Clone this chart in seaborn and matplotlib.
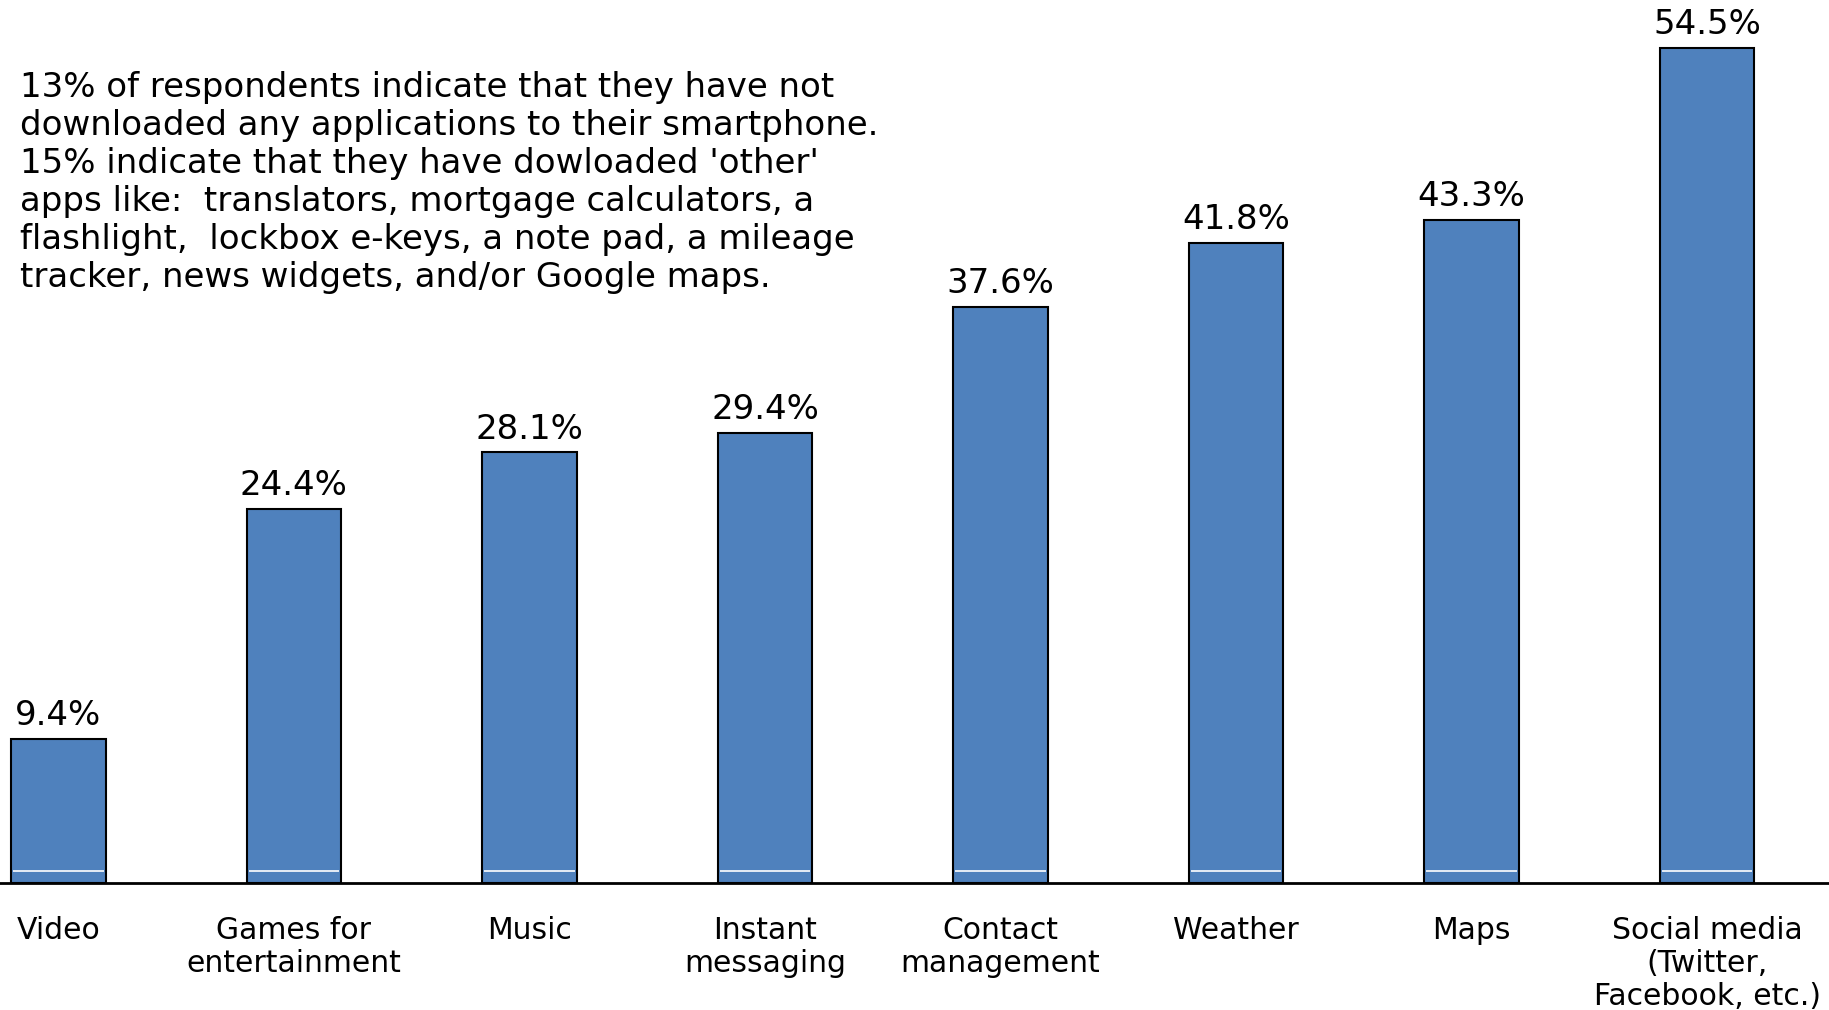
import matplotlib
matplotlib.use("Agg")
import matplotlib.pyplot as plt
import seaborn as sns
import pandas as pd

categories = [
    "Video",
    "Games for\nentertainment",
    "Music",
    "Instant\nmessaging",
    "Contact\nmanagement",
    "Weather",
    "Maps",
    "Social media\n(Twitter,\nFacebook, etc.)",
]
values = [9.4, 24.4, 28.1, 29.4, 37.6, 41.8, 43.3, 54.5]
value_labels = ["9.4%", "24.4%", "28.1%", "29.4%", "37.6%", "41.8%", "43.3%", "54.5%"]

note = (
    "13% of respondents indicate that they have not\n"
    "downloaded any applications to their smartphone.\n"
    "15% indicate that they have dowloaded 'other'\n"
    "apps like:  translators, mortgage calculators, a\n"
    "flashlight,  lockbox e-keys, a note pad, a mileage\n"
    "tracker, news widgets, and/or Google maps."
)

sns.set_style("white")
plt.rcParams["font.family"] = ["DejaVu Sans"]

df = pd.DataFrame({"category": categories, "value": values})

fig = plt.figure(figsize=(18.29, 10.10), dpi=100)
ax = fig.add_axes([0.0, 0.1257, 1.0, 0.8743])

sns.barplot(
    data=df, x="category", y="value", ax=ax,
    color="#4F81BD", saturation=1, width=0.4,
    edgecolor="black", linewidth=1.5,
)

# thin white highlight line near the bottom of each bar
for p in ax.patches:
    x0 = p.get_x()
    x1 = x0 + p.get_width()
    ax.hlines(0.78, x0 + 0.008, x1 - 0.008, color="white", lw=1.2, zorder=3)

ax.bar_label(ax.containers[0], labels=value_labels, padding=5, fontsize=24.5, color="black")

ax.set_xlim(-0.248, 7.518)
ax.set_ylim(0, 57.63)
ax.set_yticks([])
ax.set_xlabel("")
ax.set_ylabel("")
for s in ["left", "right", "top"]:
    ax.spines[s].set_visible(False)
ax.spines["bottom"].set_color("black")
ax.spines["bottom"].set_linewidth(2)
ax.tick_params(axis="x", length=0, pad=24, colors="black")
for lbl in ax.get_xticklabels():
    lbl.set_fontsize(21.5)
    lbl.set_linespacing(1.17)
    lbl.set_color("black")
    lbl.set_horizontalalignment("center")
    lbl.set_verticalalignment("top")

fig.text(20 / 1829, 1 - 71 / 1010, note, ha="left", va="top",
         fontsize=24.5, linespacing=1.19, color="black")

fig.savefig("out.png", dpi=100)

++++++

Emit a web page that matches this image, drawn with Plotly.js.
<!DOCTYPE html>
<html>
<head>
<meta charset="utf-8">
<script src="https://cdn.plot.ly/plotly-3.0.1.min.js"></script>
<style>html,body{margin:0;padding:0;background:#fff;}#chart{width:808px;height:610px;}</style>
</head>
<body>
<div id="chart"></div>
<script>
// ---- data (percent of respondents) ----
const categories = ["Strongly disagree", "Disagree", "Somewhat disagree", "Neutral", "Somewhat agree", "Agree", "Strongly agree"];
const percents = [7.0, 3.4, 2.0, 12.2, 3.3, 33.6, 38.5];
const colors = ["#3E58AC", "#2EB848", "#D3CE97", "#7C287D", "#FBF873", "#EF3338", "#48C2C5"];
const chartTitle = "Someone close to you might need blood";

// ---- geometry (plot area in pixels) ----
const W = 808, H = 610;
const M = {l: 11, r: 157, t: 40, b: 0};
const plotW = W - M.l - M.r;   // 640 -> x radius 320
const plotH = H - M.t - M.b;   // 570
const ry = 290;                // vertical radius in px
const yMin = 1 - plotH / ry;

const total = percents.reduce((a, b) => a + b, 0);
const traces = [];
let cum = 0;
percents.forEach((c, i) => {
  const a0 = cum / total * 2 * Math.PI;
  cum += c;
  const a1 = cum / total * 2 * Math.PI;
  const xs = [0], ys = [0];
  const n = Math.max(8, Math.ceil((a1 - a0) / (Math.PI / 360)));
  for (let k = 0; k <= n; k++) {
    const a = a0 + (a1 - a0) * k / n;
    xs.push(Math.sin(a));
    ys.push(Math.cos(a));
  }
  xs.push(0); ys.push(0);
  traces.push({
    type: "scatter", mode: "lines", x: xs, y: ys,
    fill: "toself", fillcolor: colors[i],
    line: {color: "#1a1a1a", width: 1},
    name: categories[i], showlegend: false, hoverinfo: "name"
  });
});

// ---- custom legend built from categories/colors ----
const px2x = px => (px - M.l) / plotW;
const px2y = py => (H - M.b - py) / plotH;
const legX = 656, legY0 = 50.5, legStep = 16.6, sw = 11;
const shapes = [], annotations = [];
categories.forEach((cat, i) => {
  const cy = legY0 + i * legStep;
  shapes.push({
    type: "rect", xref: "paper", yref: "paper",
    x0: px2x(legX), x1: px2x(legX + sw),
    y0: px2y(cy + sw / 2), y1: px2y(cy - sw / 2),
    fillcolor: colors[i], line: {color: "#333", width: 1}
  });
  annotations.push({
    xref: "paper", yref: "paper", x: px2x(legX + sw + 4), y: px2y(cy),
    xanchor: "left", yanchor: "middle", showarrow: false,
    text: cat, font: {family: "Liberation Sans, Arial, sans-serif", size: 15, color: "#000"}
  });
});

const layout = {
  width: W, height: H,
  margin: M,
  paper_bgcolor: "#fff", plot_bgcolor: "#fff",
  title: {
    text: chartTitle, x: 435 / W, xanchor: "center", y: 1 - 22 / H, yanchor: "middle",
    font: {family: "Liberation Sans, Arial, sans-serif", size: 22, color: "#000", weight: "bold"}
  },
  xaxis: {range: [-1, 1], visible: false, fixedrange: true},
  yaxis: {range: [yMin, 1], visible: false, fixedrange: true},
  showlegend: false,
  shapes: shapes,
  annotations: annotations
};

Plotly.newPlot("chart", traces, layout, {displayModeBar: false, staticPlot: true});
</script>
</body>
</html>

++++++

#### [WHAT IS NEEDED]
All lines above from the one containing "Clone this chart in seaborn and matplotlib." through the one containing "import pandas as pd" are to be quoted exactly, and only those; pictures are left out.

#### [TASK OUTPUT]
Clone this chart in seaborn and matplotlib.
import matplotlib
matplotlib.use("Agg")
import matplotlib.pyplot as plt
import seaborn as sns
import pandas as pd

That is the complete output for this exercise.